Dataset extract:

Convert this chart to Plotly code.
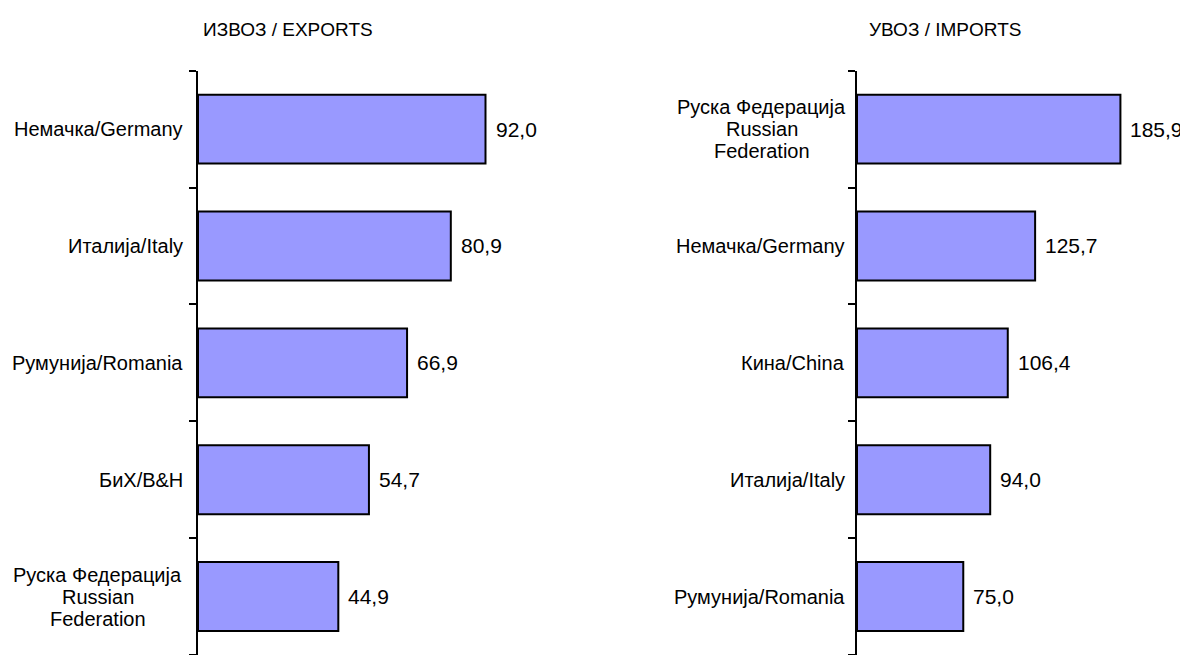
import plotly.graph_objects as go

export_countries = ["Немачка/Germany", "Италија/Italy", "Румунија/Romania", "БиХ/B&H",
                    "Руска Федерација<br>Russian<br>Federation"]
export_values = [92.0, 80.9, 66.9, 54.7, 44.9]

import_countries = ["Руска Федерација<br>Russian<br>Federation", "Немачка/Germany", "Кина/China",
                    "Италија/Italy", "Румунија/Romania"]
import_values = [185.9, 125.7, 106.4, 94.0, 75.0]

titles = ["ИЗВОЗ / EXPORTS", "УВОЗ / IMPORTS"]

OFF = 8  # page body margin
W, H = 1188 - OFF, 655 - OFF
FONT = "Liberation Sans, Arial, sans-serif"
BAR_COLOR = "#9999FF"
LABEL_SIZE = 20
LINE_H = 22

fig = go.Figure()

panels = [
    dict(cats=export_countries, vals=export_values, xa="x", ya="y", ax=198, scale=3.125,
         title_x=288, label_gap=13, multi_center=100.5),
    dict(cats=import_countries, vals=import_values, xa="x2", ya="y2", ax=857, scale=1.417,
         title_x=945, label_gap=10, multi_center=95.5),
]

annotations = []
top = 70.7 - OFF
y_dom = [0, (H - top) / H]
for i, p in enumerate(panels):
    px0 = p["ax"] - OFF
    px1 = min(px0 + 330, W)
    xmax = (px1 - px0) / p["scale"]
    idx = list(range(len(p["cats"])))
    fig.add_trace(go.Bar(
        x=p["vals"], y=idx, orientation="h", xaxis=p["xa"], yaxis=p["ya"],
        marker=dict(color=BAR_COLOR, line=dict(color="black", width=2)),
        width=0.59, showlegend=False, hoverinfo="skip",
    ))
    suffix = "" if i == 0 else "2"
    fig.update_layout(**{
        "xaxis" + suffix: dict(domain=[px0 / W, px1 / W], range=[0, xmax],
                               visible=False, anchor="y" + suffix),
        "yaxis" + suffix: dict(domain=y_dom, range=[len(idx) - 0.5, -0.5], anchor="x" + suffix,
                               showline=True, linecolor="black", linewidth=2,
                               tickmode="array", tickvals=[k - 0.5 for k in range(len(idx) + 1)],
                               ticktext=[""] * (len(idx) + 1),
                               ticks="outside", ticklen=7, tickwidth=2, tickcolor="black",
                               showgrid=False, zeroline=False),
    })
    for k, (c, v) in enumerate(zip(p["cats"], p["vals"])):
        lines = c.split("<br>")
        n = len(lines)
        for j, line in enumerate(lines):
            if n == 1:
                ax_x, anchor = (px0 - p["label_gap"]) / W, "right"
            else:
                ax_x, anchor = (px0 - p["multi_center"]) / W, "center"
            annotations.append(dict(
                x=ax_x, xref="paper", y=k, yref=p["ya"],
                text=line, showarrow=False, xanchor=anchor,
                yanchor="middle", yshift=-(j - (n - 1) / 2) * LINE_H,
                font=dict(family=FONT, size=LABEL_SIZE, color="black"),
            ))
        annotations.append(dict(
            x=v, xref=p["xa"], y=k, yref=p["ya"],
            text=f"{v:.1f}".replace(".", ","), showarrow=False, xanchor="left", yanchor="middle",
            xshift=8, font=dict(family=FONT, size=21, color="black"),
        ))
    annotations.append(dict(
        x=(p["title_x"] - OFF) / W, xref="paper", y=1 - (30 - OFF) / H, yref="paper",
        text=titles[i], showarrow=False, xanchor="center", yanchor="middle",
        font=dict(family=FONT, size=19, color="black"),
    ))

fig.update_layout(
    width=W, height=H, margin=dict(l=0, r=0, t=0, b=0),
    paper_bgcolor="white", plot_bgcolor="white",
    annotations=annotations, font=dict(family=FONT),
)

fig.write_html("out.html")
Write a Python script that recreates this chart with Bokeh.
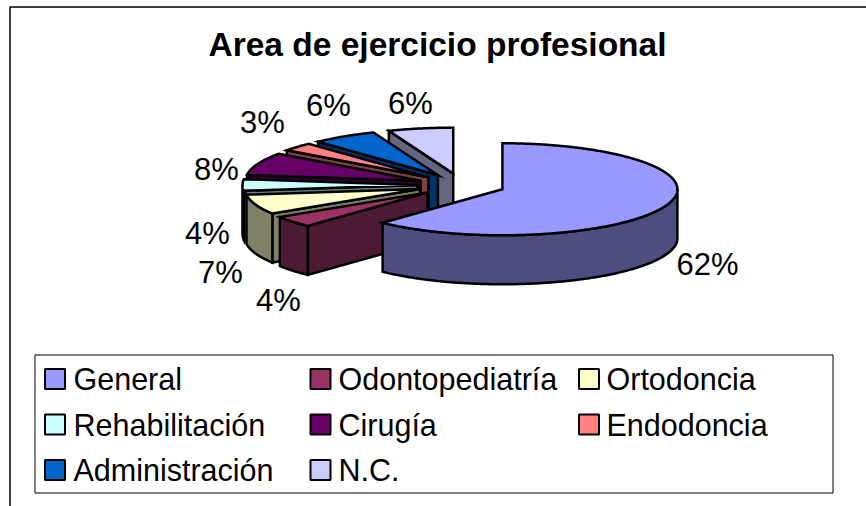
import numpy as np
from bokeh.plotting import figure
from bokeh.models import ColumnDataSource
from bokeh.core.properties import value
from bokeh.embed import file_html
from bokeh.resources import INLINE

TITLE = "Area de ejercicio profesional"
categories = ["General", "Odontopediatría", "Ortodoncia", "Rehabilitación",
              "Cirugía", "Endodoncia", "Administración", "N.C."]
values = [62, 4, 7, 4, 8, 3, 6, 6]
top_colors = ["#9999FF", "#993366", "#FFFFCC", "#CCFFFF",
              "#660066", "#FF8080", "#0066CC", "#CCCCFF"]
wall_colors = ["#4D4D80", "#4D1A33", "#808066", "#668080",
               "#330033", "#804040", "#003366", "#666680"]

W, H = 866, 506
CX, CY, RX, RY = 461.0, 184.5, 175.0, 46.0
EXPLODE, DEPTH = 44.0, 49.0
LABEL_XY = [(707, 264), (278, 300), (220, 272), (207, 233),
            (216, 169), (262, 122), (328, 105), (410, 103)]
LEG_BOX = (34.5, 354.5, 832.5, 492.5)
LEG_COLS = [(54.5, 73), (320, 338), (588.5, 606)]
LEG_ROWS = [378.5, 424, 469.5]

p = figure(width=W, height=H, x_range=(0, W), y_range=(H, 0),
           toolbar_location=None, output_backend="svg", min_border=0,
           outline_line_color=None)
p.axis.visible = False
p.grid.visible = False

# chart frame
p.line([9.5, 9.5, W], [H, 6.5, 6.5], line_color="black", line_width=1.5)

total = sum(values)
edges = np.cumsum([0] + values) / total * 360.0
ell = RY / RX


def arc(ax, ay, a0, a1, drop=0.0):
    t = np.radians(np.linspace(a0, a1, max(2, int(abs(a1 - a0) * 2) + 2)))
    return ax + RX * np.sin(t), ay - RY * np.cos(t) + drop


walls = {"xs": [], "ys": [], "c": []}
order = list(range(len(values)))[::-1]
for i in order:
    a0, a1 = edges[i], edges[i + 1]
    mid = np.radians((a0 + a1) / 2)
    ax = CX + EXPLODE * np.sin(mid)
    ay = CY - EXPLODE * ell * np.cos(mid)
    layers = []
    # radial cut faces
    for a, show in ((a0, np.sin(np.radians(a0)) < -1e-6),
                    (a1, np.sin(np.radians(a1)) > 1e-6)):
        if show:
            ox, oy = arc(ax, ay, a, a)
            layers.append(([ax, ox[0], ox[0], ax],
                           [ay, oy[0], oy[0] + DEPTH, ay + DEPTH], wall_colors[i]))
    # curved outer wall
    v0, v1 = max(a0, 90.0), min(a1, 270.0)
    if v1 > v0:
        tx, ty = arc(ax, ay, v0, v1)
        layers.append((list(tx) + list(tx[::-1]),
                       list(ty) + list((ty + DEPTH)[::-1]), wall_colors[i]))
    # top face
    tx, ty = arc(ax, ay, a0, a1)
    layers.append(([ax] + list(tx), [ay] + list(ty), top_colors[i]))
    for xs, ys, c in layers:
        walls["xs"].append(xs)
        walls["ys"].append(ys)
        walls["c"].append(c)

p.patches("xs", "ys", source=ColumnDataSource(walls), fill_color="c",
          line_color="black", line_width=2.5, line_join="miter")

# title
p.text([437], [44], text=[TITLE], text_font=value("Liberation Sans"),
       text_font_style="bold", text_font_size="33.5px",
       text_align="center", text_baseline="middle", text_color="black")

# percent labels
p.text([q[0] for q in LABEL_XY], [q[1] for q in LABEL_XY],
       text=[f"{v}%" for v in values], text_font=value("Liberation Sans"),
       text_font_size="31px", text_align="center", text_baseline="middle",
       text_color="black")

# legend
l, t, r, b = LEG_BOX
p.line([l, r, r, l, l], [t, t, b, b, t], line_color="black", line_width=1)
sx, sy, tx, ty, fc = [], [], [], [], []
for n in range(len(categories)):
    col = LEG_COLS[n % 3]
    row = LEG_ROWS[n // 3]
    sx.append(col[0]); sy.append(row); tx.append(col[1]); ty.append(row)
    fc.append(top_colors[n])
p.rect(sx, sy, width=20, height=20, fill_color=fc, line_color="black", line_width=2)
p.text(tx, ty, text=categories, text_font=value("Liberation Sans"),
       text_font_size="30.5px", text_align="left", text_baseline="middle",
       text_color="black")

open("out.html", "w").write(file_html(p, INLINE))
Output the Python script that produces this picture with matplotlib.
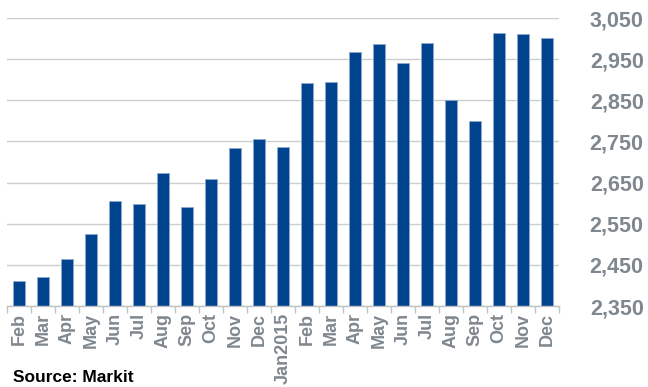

The exercise: Keep to the lines between the line with "Write a Python" and the line with "from bokeh.resources import INLINE", inclusive, and transcribe them without pictures.

Final result:
Write a Python script that recreates this chart with Bokeh.
import numpy as np
from bokeh.plotting import figure
from bokeh.models import ColumnDataSource
from bokeh.core.properties import value
from bokeh.embed import file_html
from bokeh.resources import INLINE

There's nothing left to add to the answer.